+++ ENTRIES PROVIDED +++

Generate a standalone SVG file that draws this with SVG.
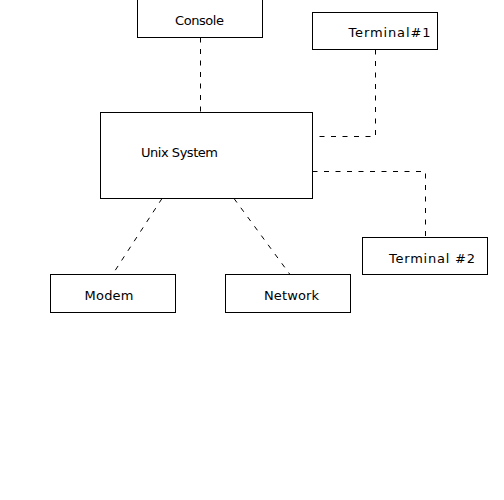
<svg xmlns="http://www.w3.org/2000/svg" width="504" height="500" viewBox="0 0 504 500">
<style>
.box{fill:#fff;stroke:#000;stroke-width:1}
.lbl{font-family:"DejaVu Sans",sans-serif;font-size:13px;fill:#000}
.conn{fill:none;stroke:#000;stroke-width:1;stroke-dasharray:5,6.5}
</style>
<rect width="504" height="500" fill="#fff"/>
<g id="connectors">
<path class="conn" d="M200.5 37.5 V112.5"/>
<path class="conn" d="M375.5 49.5 V136.5 H312.5"/>
<path class="conn" d="M312.5 171.5 H425.5 V237.5"/>
<path class="conn" d="M162 198.5 L112.5 274.5"/>
<path class="conn" d="M234 198.5 L290 274.5"/>
</g>
<g id="console"><rect class="box" x="137.5" y="-5" width="125" height="42.5"/><text class="lbl" x="175" y="25" textLength="49" lengthAdjust="spacing">Console</text></g>
<g id="terminal1"><rect class="box" x="312.5" y="12.5" width="125" height="37"/><text class="lbl" x="348.5" y="37" textLength="82" lengthAdjust="spacing">Terminal#1</text></g>
<g id="unix"><rect class="box" x="100.5" y="112.5" width="212" height="86"/><text class="lbl" x="141" y="157" font-size="12.5" textLength="77" lengthAdjust="spacing">Unix System</text></g>
<g id="terminal2"><rect class="box" x="362.5" y="237.5" width="125" height="37"/><text class="lbl" x="389" y="262.5" textLength="86" lengthAdjust="spacing">Terminal #2</text></g>
<g id="modem"><rect class="box" x="50.5" y="274.5" width="125" height="38"/><text class="lbl" x="84.5" y="300" textLength="49" lengthAdjust="spacing">Modem</text></g>
<g id="network"><rect class="box" x="225.5" y="274.5" width="125" height="38"/><text class="lbl" x="264" y="300" textLength="55" lengthAdjust="spacing">Network</text></g>
</svg>
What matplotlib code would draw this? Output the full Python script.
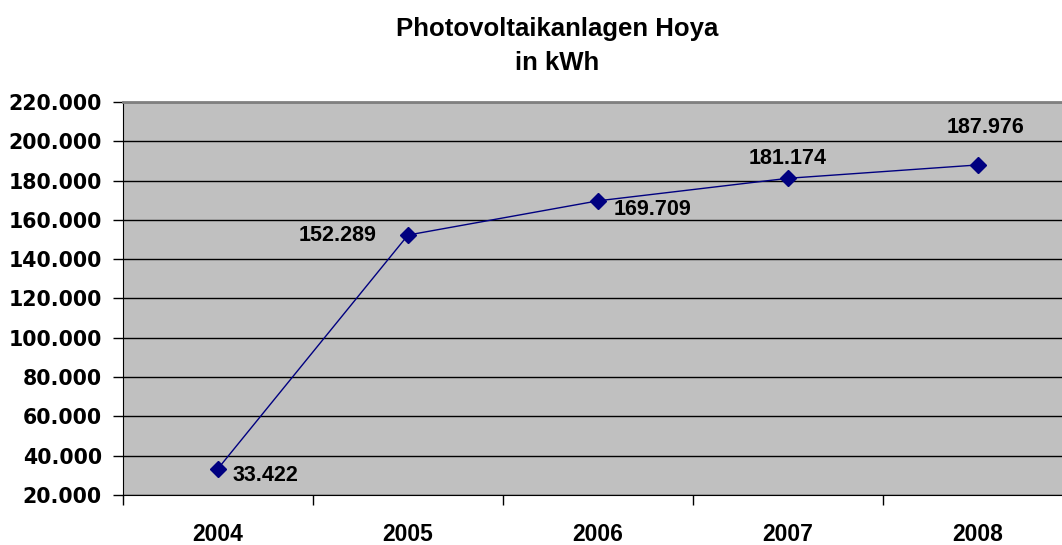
import matplotlib.pyplot as plt
from matplotlib.ticker import FuncFormatter, MultipleLocator

plt.rcParams['font.family'] = ['Liberation Sans', 'DejaVu Sans']

# Daten
jahre = ['2004', '2005', '2006', '2007', '2008']
kwh = [33422, 152289, 169709, 181174, 187976]
# Beschriftungs-Versatz (Pixel) und Ausrichtung je Punkt
label_offsets = [(15, -7), (-31, 0), (16, -9), (0, 20), (8, 37)]
label_ha = ['left', 'right', 'left', 'center', 'center']

def tausender(v, pos=None):
    return f"{v:,.0f}".replace(',', '.')

W, H = 1062, 545
fig = plt.figure(figsize=(W / 100, H / 100), dpi=100)
ax = fig.add_axes([123 / W, 50 / H, 950 / W, 393 / H])
ax.set_facecolor('#C0C0C0')

x = list(range(len(jahre)))
ax.plot(x, kwh, color='#000080', lw=1, marker='D', markersize=8,
        markerfacecolor='#000080', markeredgecolor='#000080', zorder=3,
        clip_on=False)

for i, v in enumerate(kwh):
    ax.annotate(tausender(v), (x[i], v), xytext=label_offsets[i],
                textcoords='offset pixels', ha=label_ha[i], va='center',
                fontsize=15.5, fontweight='bold', color='black')

ax.set_ylim(20000, 220000)
ax.yaxis.set_major_locator(MultipleLocator(20000))
ax.yaxis.set_major_formatter(FuncFormatter(tausender))
ax.grid(axis='y', color='black', lw=1)
ax.set_axisbelow(True)

ax.set_xlim(-0.5, len(jahre) - 0.5)
ax.set_xticks([i - 0.5 for i in range(len(jahre) + 1)], minor=False)
ax.set_xticklabels([])
ax.set_xticks(x, minor=True)
ax.set_xticklabels(jahre, minor=True)
ax.tick_params(axis='x', which='minor', length=0, pad=20, labelsize=16.5)
ax.tick_params(axis='x', which='major', length=7.2, width=1, direction='out')
ax.tick_params(axis='y', length=7.2, width=1, direction='out', labelsize=14.8, pad=8)
for lbl in ax.get_yticklabels():
    lbl.set_fontweight('bold')
    lbl.set_family('DejaVu Sans')
for lbl in ax.get_xticklabels(minor=True):
    lbl.set_fontweight('bold')

ax.spines['top'].set_color('#808080')
ax.spines['top'].set_linewidth(2)
ax.spines['right'].set_visible(False)
ax.spines['left'].set_color('black')
ax.spines['bottom'].set_color('black')

fig.text(557 / W, 1 - 36 / H, 'Photovoltaikanlagen Hoya', ha='center',
         va='baseline', fontsize=18.5, fontweight='bold')
fig.text(557 / W, 1 - 70 / H, 'in kWh', ha='center',
         va='baseline', fontsize=18.5, fontweight='bold')

fig.savefig('out.png', dpi=100)
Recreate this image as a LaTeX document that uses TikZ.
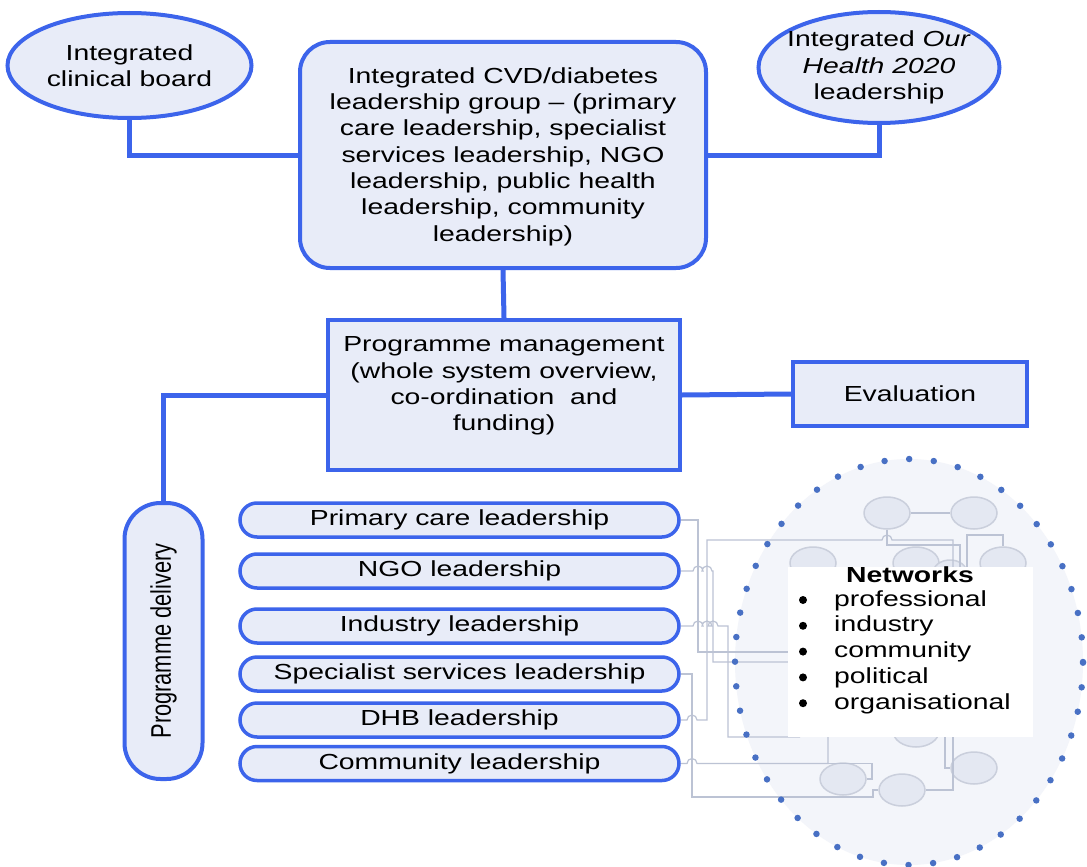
\documentclass[tikz,border=0pt]{standalone}
\usepackage{graphicx}
\usepackage{fontspec}
\setmainfont{Liberation Sans}[FakeStretch=1.3]
\newfontfamily\narrowsans{Liberation Sans}
\usetikzlibrary{shapes.geometric}

\definecolor{edgeblue}{RGB}{60,100,235}
\definecolor{boxfill}{RGB}{232,236,248}
\definecolor{dotblue}{RGB}{72,112,196}
\definecolor{netfill}{RGB}{243,245,250}
\definecolor{wirecol}{RGB}{188,195,212}
\definecolor{hubfill}{RGB}{228,232,242}
\definecolor{hubedge}{RGB}{202,207,220}

\begin{document}
\begin{tikzpicture}[x=1pt,y=-1pt,
  every node/.style={font=\fontsize{21.8}{26.3}\selectfont, text=black},
  conn/.style={draw=edgeblue, line width=5pt},
  bubble/.style={ellipse, draw=edgeblue, fill=boxfill, line width=4pt, inner sep=0pt},
  panel/.style={rectangle, draw=edgeblue, fill=boxfill, line width=4pt, inner sep=0pt},
  pill/.style={rectangle, rounded corners=17pt, draw=edgeblue, fill=boxfill,
    line width=3.5pt, minimum width=439pt, minimum height=34pt, inner sep=0pt},
  hub/.style={ellipse, draw=hubedge, fill=hubfill, line width=1.5pt,
    minimum width=46pt, minimum height=32pt, inner sep=0pt},
  wire/.style={draw=wirecol, line width=1.2pt},
  listitem/.style={anchor=base west, inner sep=0pt},
]
\fill[white] (0,0) rectangle (1087,867);
\useasboundingbox (0,0) rectangle (1087,867);

% ---------- governance level ----------
\node[bubble, minimum width=244pt, minimum height=105pt] (icb) at (129.5,65.5) {};
\node[align=center] at (icb) {Integrated\\clinical board};

\node[bubble, minimum width=241pt, minimum height=111pt] (ioh) at (879,67.5) {};
\node[align=center] at (ioh) {Integrated \textit{Our}\\\textit{Health 2020}\\leadership};

\node[panel, rounded corners=30pt, minimum width=406pt, minimum height=226pt] (lead) at (503,155) {};
\node[align=center, yshift=-1.5pt] at (lead) {Integrated CVD/diabetes\\leadership group -- (primary\\care leadership, specialist\\services leadership, NGO\\leadership, public health\\leadership, community\\leadership)};

% ---------- management level ----------
\node[panel, minimum width=352pt, minimum height=150pt] (pm) at (504,395) {};
\node[align=center, yshift=9pt] at (pm) {Programme management\\(whole system overview,\\co-ordination\ \ and\\funding)};

\node[panel, minimum width=234pt, minimum height=64pt] (eval) at (910,394) {Evaluation};

% ---------- delivery level ----------
\node[panel, rounded corners=36pt, minimum width=78pt, minimum height=276pt] (pd) at (163.5,641) {};
\node[rotate=90] at (pd) {\scalebox{1}[1.3]{\narrowsans Programme delivery}};

\node[pill] (p1) at (459.5,520) {Primary care leadership};
\node[pill] (p2) at (459.5,571) {NGO leadership};
\node[pill] (p3) at (459.5,626) {Industry leadership};
\node[pill] (p4) at (459.5,674) {Specialist services leadership};
\node[pill] (p5) at (459.5,720) {DHB leadership};
\node[pill] (p6) at (459.5,763.5) {Community leadership};

% ---------- main connectors ----------
\draw[conn] (icb.south) |- (lead.west);
\draw[conn] (ioh.south) |- (lead.east);
\draw[conn] (lead.south) -- (pm.north);
\draw[conn] (pm.east) -- (eval.west);
\draw[conn] (pm.west) -| (pd.north);

% ---------- networks cloud ----------
\node[ellipse, fill=netfill, minimum width=348pt, minimum height=406pt, inner sep=0pt] (net) at (909,662) {};

\node[hub] (c1) at (887,513) {};
\node[hub] (c2) at (974,513) {};
\node[hub] (c3) at (813,563) {};
\node[hub] (c4) at (916,563) {};
\node[hub] (c5) at (1003,563) {};
\node[hub, minimum width=34pt, minimum height=26pt] (c6) at (950,573) {};
\node[hub] (c7) at (974,768) {};
\node[hub] (c8) at (843,779) {};
\node[hub] (c9) at (902,790) {};
\node[hub] (c10) at (916,731) {};

% wiring from the leadership strands into the networks
\draw[wire] (p1.east) -- (698,520) -- (698,652) -- (800,652);
\draw[wire] (p5.east) -- (687,720) arc[start angle=180, end angle=0, radius=5pt] -- (707,720) -- (707,540)
  -- (882,540) arc[start angle=180, end angle=0, radius=5pt] -- (953,540) -- (953,580);
\draw[wire] (p2.east) -- (693,571) arc[start angle=180, end angle=0, radius=5pt]
  -- (702,571) arc[start angle=180, end angle=0, radius=5pt] -- (713,571) -- (713,662) -- (800,662);
\draw[wire] (p3.east) -- (693,626) arc[start angle=180, end angle=0, radius=5pt]
  -- (702,626) arc[start angle=180, end angle=0, radius=5pt]
  -- (708,626) arc[start angle=180, end angle=0, radius=5pt] -- (728,626) -- (728,737) -- (800,737);
\draw[wire] (p4.east) -- (692,674) -- (692,797) -- (873,797) -- (873,790) -- (c9.west);
\draw[wire] (p6.east) -- (687,763.5) arc[start angle=180, end angle=0, radius=5pt] -- (828,763.5) -- (828,730);
\draw[wire] (828,763.5) -- (872,763.5) -- (872,779) -- (c8.east);
\draw[wire] (c1.east) -- (c2.west);
\draw[wire] (c1.south) -- (887,545) -- (960,545) -- (960,580);
\draw[wire] (967,580) -- (967,535) -- (1003,535) -- (c5.north);
\draw[wire] (c9.east) -- (953,790) -- (953,730);
\draw[wire] (945,730) -- (945,768) -- (c7.west);

% legend panel
\node[fill=white, minimum width=245pt, minimum height=170pt, inner sep=0pt] (netbox) at (910.5,652) {};
\node[font=\fontsize{21.8}{25.8}\selectfont\bfseries] (nettitle) at (910,575) {Networks};
\foreach \word [count=\i from 0] in {professional, industry, community, political, organisational} {
  \fill[black] (803,600+25.8*\i) circle[radius=4pt];
  \node[listitem] (item\i) at (834,606+25.8*\i) {\word};
}

% dotted outline of the networks cloud
\node[ellipse, draw=dotblue, line width=6.5pt, dash pattern=on 0pt off 24.7pt, line cap=round,
  minimum width=348pt, minimum height=406pt, inner sep=0pt] (netrim) at (net) {};
\end{tikzpicture}
\end{document}
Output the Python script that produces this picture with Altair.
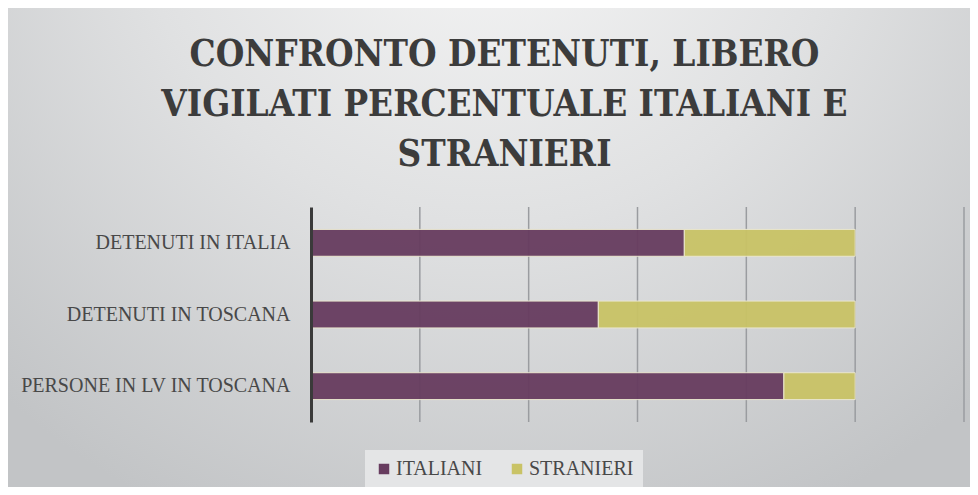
import altair as alt
import pandas as pd

categories = ["DETENUTI IN ITALIA", "DETENUTI IN TOSCANA", "PERSONE IN LV IN TOSCANA"]
italiani = [68.6, 52.8, 86.9]
stranieri = [31.4, 47.2, 13.1]
series = ["ITALIANI", "STRANIERI"]
colors = ["#673c5f", "#c9c366"]
grid_values = [20, 40, 60, 80, 100, 120]

rows = []
for i, c in enumerate(categories):
    rows.append({"cat": c, "serie": "ITALIANI", "val": italiani[i], "ord": 0})
    rows.append({"cat": c, "serie": "STRANIERI", "val": stranieri[i], "ord": 1})
df = pd.DataFrame(rows)

W, H = 653, 215
PL, PT, PR, PB = 303, 199, 6, 65

bg = alt.Chart(pd.DataFrame({"z": [0]})).mark_rect(
    fill=alt.RadialGradient(
        gradient="radial",
        stops=[alt.GradientStop(color="#f8f8f8", offset=0),
               alt.GradientStop(color="#e0e1e2", offset=0.5),
               alt.GradientStop(color="#c2c4c6", offset=1)],
        x1=0.5, y1=0.1, r1=0, x2=0.5, y2=0.1, r2=0.75),
    clip=False,
).encode(x=alt.value(-PL), x2=alt.value(W + PR), y=alt.value(-PT), y2=alt.value(H + PB))

grid = alt.Chart(pd.DataFrame({"g": grid_values})).mark_rule(
    color="#9a9ca0", strokeWidth=1.5
).encode(x=alt.X("g:Q", scale=alt.Scale(domain=[0, 120])))

bars = alt.Chart(df).mark_bar(stroke="#ece8cf", strokeWidth=1, opacity=0.95).encode(
    x=alt.X("val:Q", stack="zero", scale=alt.Scale(domain=[0, 120], nice=False),
            axis=alt.Axis(title=None, labels=False, ticks=False, domain=False, grid=False)),
    y=alt.Y("cat:N", sort=categories,
            scale=alt.Scale(paddingInner=0.625, paddingOuter=0.3125),
            axis=alt.Axis(title=None, ticks=False, domain=True, domainColor="#3a3a3a",
                          domainWidth=3, labelPadding=21, labelFont="Liberation Serif",
                          labelFontSize=20, labelColor="#484848", zindex=1, grid=False,
                          labelLimit=400)),
    color=alt.Color("serie:N", scale=alt.Scale(domain=series, range=colors),
                    legend=alt.Legend(title=None, orient="none", legendX=54, legendY=243,
                                      direction="horizontal", symbolType="square",
                                      symbolSize=110, symbolStrokeWidth=0,
                                      labelFont="Liberation Serif", labelFontSize=20,
                                      labelColor="#484848", columnPadding=24,
                                      labelOffset=2,
                                      fillColor="#e4e5e6", padding=9,
                                      symbolOpacity=1)),
    order=alt.Order("ord:Q"),
)

chart = alt.layer(bg, grid, bars).properties(
    width=W, height=H,
    title=alt.TitleParams(
        text=["CONFRONTO DETENUTI, LIBERO", "VIGILATI PERCENTUALE ITALIANI E", "STRANIERI"],
        font="DejaVu Serif Condensed, Liberation Serif", fontSize=36.5, fontWeight="bold",
        color="#3c3c3c", lineHeight=50, anchor="middle", frame="group", dx=-133,
        offset=0, dy=165,
    ),
    padding={"left": PL, "top": PT, "right": PR, "bottom": PB},
    autosize=alt.AutoSizeParams(type="none"),
).configure_view(stroke=None).configure(background="#ffffff")

chart.save("out.html", embed_options={"renderer": "svg", "actions": False})
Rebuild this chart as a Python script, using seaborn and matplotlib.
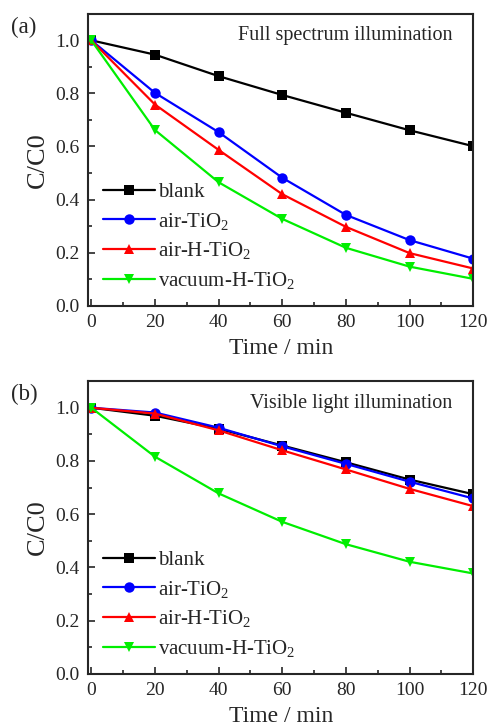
import numpy as np
import pandas as pd
import matplotlib.pyplot as plt
from matplotlib.ticker import MultipleLocator
import seaborn as sns

time = [0, 20, 40, 60, 80, 100, 120]
samples = ['blank', 'air-TiO2', 'air-H-TiO2', 'vacuum-H-TiO2']

# panel (a): full spectrum
full_blank = [1.0, 0.946, 0.865, 0.794, 0.727, 0.661, 0.601]
full_air = [1.0, 0.802, 0.654, 0.482, 0.342, 0.247, 0.177]
full_airH = [1.0, 0.758, 0.587, 0.42, 0.297, 0.198, 0.140]
full_vac = [1.0, 0.662, 0.465, 0.327, 0.218, 0.147, 0.101]

# panel (b): visible light
vis_blank = [1.0, 0.970, 0.921, 0.858, 0.795, 0.730, 0.675]
vis_air = [1.0, 0.982, 0.925, 0.855, 0.789, 0.722, 0.659]
vis_airH = [1.0, 0.978, 0.915, 0.840, 0.768, 0.695, 0.630]
vis_vac = [1.0, 0.816, 0.678, 0.571, 0.487, 0.421, 0.377]

yticks = [0.0, 0.2, 0.4, 0.6, 0.8, 1.0]
legend_labels = ['blank', 'air-TiO$_2$', 'air-H-TiO$_2$', 'vacuum-H-TiO$_2$']
colors = ['#000000', '#0000ff', '#ff0000', '#00ee00']
marker_list = ['s', 'o', '^', 'v']

sns.set_style('ticks')
plt.rcParams['font.family'] = ['Liberation Serif', 'DejaVu Serif']
plt.rcParams['mathtext.fontset'] = 'custom'
plt.rcParams['mathtext.rm'] = 'Liberation Serif'
plt.rcParams['mathtext.it'] = 'Liberation Serif:italic'


def make_df(series):
    rows = []
    for name, vals in zip(samples, series):
        for t, v in zip(time, vals):
            rows.append({'time': t, 'ratio': v, 'sample': name})
    return pd.DataFrame(rows)


def draw_panel(ax, series, note, tag):
    df = make_df(series)
    sns.lineplot(data=df, x='time', y='ratio', hue='sample', style='sample',
                 palette=dict(zip(samples, colors)),
                 markers=dict(zip(samples, marker_list)), dashes=False,
                 linewidth=1.6, markersize=7.5, markeredgewidth=0, ax=ax)
    ax.set_xlim(-1, 120)
    ax.set_ylim(0, 1.1)
    ax.set_xticks(time)
    ax.set_xticklabels([str(t) for t in time])
    ax.xaxis.set_minor_locator(MultipleLocator(10))
    ax.set_yticks(yticks)
    ax.set_yticklabels(['%.1f' % v for v in yticks])
    ax.yaxis.set_minor_locator(MultipleLocator(0.1))
    ax.tick_params(which='both', direction='in', top=False, right=False, labelsize=14)
    ax.tick_params(which='major', length=5, width=1.2, pad=6)
    ax.tick_params(which='minor', length=3, width=1.2)
    for sp in ax.spines.values():
        sp.set_linewidth(1.5)
    ax.set_xlabel('Time / min', fontsize=17, labelpad=5)
    ax.set_ylabel('C/C0', fontsize=19, labelpad=5)
    handles, _ = ax.get_legend_handles_labels()
    ax.legend(handles, legend_labels, loc='lower left', bbox_to_anchor=(0.0, 0.0),
              frameon=False, fontsize=15, handlelength=2.5, handletextpad=0.15,
              labelspacing=0.42, borderaxespad=0.3)
    ax.text(0.945, 0.925, note, transform=ax.transAxes, ha='right', va='center', fontsize=14.5)
    pos = ax.get_position()
    ax.figure.text(0.022, pos.y1 - 0.004, tag, fontsize=16.5, ha='left', va='top')


fig = plt.figure(figsize=(4.95, 7.26), dpi=100)
ax1 = fig.add_axes([0.178, 0.579, 0.778, 0.402])
ax2 = fig.add_axes([0.178, 0.072, 0.778, 0.403])

draw_panel(ax1, [full_blank, full_air, full_airH, full_vac], 'Full spectrum illumination', '(a)')
draw_panel(ax2, [vis_blank, vis_air, vis_airH, vis_vac], 'Visible light illumination', '(b)')

fig.savefig('out.png', dpi=100)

+++

* WHAT IS BEING ASKED *
Everything from the line that contains "What matplotlib code" down to the line that contains "ax.set_facecolor('#C0C0C0')" should be written out exactly, end lines too, minus the pictures.

* RESPONSE *
What matplotlib code would draw this? Output the full Python script.
import matplotlib.pyplot as plt
from matplotlib.ticker import FuncFormatter, MultipleLocator

plt.rcParams['font.family'] = ['Liberation Sans', 'DejaVu Sans']

# Daten
jahre = ['2004', '2005', '2006', '2007', '2008']
kwh = [33422, 152289, 169709, 181174, 187976]
# Beschriftungs-Versatz (Pixel) und Ausrichtung je Punkt
label_offsets = [(15, -7), (-31, 0), (16, -9), (0, 20), (8, 37)]
label_ha = ['left', 'right', 'left', 'center', 'center']

def tausender(v, pos=None):
    return f"{v:,.0f}".replace(',', '.')

W, H = 1062, 545
fig = plt.figure(figsize=(W / 100, H / 100), dpi=100)
ax = fig.add_axes([123 / W, 50 / H, 950 / W, 393 / H])
ax.set_facecolor('#C0C0C0')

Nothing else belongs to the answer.